### Task inputs
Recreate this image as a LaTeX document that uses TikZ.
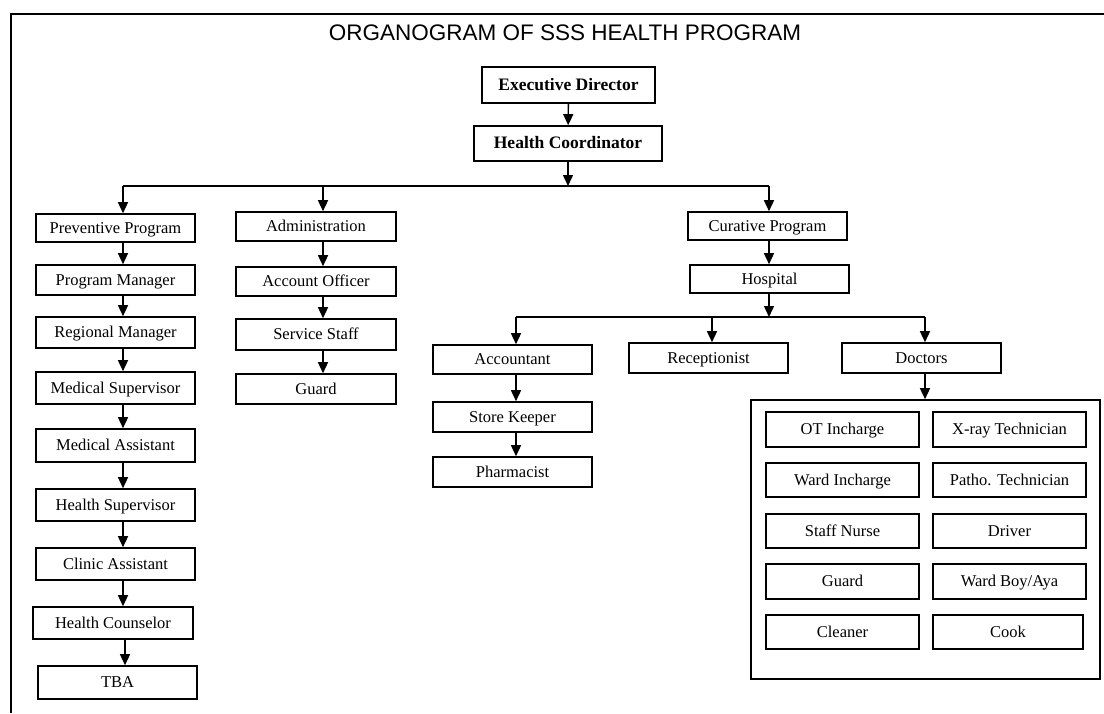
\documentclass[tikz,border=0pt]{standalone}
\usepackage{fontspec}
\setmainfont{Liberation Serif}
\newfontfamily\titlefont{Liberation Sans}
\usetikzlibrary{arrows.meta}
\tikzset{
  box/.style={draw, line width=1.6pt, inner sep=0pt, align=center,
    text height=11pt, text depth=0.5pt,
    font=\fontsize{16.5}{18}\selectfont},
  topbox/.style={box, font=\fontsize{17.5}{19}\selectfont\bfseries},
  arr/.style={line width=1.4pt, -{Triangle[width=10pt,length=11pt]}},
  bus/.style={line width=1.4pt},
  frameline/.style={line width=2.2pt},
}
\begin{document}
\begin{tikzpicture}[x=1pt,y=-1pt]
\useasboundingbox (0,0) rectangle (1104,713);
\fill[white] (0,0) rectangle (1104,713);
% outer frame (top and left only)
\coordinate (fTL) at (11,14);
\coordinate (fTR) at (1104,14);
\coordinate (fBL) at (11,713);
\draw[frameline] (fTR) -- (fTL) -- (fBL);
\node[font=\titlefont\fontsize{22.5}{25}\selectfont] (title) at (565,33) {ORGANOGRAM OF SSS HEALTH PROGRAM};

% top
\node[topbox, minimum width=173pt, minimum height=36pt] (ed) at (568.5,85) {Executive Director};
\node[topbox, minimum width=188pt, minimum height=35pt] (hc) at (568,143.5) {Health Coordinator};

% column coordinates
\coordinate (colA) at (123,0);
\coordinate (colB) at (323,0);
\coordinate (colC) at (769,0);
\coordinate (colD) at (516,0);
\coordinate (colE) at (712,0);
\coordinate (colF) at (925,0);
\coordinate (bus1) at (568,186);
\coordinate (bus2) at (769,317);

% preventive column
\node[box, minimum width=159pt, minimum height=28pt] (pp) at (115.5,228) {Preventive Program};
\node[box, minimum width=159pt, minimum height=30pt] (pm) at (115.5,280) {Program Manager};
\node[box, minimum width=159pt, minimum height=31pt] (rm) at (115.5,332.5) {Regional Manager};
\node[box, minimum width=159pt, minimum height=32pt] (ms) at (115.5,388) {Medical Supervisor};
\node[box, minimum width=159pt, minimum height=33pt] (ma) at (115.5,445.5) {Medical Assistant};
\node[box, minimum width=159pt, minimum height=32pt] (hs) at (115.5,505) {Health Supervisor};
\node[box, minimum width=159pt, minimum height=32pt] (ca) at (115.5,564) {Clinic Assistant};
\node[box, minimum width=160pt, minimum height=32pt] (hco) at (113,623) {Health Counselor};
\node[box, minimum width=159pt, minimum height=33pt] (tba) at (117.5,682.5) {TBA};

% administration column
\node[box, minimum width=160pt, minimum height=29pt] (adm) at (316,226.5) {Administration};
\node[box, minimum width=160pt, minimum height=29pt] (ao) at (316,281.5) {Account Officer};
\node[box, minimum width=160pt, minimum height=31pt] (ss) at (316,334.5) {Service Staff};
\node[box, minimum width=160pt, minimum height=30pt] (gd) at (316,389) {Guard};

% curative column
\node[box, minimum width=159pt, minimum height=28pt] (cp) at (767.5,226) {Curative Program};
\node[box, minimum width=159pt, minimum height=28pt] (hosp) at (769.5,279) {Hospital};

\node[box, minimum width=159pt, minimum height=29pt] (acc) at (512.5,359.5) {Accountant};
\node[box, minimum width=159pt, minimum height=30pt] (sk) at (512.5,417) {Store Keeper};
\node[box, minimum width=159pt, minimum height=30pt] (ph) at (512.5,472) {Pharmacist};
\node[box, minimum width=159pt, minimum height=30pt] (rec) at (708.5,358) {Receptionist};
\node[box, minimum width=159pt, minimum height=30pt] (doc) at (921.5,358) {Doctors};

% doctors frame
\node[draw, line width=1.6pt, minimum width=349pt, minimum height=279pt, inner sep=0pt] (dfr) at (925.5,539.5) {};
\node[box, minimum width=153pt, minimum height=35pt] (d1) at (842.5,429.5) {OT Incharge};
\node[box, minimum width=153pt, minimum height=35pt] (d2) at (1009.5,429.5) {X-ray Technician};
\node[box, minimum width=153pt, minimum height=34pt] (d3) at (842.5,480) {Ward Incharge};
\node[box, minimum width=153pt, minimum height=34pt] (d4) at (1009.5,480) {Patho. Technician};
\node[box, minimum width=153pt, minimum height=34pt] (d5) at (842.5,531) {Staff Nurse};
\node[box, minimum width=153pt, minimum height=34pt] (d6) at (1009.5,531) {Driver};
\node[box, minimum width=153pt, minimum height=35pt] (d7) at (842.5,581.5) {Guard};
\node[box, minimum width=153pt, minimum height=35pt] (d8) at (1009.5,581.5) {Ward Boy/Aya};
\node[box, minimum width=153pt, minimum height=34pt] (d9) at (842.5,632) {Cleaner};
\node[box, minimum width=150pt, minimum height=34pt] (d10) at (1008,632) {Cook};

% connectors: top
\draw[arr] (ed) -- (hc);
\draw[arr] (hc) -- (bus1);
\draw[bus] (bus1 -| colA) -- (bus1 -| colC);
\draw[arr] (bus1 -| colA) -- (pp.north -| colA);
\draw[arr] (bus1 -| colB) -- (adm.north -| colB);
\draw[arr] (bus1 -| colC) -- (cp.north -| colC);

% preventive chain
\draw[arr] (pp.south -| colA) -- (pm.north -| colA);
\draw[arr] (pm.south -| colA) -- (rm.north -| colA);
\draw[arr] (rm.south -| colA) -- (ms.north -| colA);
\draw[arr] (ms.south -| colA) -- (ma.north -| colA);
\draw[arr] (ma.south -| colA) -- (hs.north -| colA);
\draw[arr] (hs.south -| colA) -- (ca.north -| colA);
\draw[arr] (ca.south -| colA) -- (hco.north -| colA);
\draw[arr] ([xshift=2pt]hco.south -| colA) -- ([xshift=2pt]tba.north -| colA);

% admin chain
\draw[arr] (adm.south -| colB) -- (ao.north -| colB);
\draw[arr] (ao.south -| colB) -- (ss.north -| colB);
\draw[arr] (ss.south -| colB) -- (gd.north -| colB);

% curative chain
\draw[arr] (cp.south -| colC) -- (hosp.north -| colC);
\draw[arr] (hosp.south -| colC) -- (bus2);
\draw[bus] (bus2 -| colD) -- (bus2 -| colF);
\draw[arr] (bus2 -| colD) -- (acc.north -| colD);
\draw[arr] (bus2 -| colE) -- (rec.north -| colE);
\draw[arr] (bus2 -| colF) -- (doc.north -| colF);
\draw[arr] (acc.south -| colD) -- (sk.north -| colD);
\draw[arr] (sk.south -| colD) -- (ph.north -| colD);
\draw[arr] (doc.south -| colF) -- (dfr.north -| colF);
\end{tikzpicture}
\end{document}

--

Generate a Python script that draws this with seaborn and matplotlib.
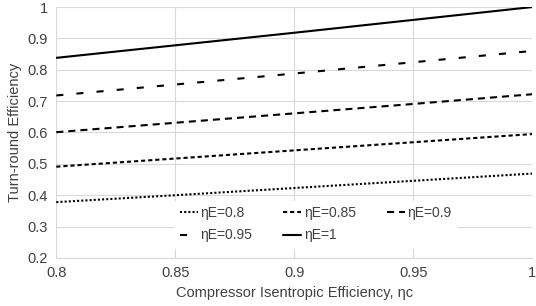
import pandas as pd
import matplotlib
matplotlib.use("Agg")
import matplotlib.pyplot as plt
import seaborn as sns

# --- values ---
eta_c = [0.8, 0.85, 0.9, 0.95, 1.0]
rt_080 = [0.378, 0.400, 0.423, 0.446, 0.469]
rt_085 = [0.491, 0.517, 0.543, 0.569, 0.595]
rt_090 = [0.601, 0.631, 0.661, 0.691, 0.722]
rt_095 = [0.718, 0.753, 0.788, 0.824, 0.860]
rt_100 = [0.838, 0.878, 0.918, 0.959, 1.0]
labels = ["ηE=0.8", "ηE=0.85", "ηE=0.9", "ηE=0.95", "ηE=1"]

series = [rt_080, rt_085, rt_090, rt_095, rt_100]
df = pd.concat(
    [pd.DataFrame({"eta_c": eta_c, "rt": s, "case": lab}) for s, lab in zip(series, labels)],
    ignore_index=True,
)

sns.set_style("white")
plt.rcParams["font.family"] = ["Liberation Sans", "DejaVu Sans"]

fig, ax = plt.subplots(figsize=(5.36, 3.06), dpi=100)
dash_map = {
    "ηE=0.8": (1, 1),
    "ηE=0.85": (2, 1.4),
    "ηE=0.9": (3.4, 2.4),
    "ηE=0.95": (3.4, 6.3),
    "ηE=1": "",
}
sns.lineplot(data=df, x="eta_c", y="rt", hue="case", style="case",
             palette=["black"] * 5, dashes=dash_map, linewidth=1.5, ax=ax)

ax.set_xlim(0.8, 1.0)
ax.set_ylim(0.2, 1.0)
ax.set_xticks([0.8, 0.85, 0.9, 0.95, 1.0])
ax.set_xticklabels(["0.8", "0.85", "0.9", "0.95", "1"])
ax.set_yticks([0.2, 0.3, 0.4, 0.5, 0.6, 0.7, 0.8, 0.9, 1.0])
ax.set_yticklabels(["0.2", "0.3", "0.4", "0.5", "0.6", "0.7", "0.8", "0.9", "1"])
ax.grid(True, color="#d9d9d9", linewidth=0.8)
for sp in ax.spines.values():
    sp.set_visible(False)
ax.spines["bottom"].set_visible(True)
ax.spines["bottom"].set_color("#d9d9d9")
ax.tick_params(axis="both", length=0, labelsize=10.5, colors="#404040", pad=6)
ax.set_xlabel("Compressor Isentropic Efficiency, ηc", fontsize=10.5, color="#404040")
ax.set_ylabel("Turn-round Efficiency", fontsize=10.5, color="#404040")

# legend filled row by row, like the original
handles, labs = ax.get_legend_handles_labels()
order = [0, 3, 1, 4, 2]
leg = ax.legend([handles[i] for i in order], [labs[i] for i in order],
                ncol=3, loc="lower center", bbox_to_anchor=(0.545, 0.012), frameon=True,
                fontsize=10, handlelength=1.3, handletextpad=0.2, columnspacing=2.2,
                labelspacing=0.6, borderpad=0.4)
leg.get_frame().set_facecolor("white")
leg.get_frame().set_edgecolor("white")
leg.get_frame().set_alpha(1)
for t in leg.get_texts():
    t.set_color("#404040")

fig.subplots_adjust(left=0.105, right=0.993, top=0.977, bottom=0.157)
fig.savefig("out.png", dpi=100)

--

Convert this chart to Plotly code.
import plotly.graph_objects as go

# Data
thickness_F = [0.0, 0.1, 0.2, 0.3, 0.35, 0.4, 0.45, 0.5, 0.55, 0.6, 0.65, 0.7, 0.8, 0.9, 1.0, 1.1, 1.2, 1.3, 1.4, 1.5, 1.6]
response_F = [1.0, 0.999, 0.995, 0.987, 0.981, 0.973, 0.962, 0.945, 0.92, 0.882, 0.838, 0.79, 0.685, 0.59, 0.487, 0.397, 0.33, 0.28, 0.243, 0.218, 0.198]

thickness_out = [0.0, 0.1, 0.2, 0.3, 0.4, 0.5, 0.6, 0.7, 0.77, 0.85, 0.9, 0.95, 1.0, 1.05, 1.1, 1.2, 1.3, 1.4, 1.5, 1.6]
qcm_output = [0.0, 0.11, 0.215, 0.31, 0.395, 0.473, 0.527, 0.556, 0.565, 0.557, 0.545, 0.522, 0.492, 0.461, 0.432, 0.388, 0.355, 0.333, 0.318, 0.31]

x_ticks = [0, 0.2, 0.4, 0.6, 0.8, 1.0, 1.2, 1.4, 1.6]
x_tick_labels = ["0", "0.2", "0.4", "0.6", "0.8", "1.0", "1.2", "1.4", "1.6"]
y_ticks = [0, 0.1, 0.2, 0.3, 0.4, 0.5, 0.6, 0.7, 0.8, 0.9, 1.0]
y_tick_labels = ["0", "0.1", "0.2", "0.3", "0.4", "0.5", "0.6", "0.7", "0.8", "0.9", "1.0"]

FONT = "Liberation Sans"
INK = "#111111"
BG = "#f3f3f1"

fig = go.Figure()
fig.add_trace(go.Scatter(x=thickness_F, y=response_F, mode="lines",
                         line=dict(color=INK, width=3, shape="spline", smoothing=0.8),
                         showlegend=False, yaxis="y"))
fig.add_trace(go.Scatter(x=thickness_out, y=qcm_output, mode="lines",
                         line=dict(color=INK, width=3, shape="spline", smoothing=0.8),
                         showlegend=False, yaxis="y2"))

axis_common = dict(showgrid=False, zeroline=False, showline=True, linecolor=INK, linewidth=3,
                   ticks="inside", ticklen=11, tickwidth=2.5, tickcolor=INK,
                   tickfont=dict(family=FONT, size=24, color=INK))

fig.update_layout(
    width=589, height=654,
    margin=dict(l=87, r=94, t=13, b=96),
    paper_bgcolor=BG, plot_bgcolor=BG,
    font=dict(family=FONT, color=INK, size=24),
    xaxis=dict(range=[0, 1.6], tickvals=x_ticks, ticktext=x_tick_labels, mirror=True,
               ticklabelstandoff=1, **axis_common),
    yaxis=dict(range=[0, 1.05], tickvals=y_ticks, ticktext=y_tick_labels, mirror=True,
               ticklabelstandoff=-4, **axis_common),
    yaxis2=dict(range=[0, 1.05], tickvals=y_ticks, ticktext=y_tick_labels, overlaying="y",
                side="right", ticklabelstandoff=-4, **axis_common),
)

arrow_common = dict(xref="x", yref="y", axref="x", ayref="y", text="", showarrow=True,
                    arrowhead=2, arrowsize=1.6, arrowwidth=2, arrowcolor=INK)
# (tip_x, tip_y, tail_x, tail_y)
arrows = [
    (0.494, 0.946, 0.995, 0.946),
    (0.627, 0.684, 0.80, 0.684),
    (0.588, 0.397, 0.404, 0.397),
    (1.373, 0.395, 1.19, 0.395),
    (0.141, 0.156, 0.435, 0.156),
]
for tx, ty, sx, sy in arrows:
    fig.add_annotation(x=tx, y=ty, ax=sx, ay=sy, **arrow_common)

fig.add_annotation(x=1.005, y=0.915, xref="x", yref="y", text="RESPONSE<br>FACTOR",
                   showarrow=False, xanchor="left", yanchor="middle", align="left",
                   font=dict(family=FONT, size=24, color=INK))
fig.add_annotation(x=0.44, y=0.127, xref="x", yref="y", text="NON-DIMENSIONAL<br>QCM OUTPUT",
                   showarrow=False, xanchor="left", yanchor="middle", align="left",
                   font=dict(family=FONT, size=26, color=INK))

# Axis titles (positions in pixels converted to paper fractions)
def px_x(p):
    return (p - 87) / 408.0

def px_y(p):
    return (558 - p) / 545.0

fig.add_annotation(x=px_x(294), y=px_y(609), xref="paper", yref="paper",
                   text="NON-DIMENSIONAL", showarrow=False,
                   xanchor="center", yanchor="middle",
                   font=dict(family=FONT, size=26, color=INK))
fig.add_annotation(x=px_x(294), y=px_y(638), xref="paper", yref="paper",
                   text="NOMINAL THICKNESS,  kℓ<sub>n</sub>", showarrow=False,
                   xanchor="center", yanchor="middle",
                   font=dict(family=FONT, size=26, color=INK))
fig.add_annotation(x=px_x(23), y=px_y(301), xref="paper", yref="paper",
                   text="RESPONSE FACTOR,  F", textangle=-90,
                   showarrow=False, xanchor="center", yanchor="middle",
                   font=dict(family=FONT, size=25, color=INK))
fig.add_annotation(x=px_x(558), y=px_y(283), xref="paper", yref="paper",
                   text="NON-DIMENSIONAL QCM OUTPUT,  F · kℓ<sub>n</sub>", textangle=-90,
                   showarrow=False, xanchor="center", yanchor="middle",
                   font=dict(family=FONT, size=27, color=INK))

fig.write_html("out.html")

### Aim
Leave the pictures out and copy exactly the lines from the one with "Generate a Python" to the one with "dashes=dash_map, linewidth=1.5, ax=ax)", both included.

### Solution below
Generate a Python script that draws this with seaborn and matplotlib.
import pandas as pd
import matplotlib
matplotlib.use("Agg")
import matplotlib.pyplot as plt
import seaborn as sns

# --- values ---
eta_c = [0.8, 0.85, 0.9, 0.95, 1.0]
rt_080 = [0.378, 0.400, 0.423, 0.446, 0.469]
rt_085 = [0.491, 0.517, 0.543, 0.569, 0.595]
rt_090 = [0.601, 0.631, 0.661, 0.691, 0.722]
rt_095 = [0.718, 0.753, 0.788, 0.824, 0.860]
rt_100 = [0.838, 0.878, 0.918, 0.959, 1.0]
labels = ["ηE=0.8", "ηE=0.85", "ηE=0.9", "ηE=0.95", "ηE=1"]

series = [rt_080, rt_085, rt_090, rt_095, rt_100]
df = pd.concat(
    [pd.DataFrame({"eta_c": eta_c, "rt": s, "case": lab}) for s, lab in zip(series, labels)],
    ignore_index=True,
)

sns.set_style("white")
plt.rcParams["font.family"] = ["Liberation Sans", "DejaVu Sans"]

fig, ax = plt.subplots(figsize=(5.36, 3.06), dpi=100)
dash_map = {
    "ηE=0.8": (1, 1),
    "ηE=0.85": (2, 1.4),
    "ηE=0.9": (3.4, 2.4),
    "ηE=0.95": (3.4, 6.3),
    "ηE=1": "",
}
sns.lineplot(data=df, x="eta_c", y="rt", hue="case", style="case",
             palette=["black"] * 5, dashes=dash_map, linewidth=1.5, ax=ax)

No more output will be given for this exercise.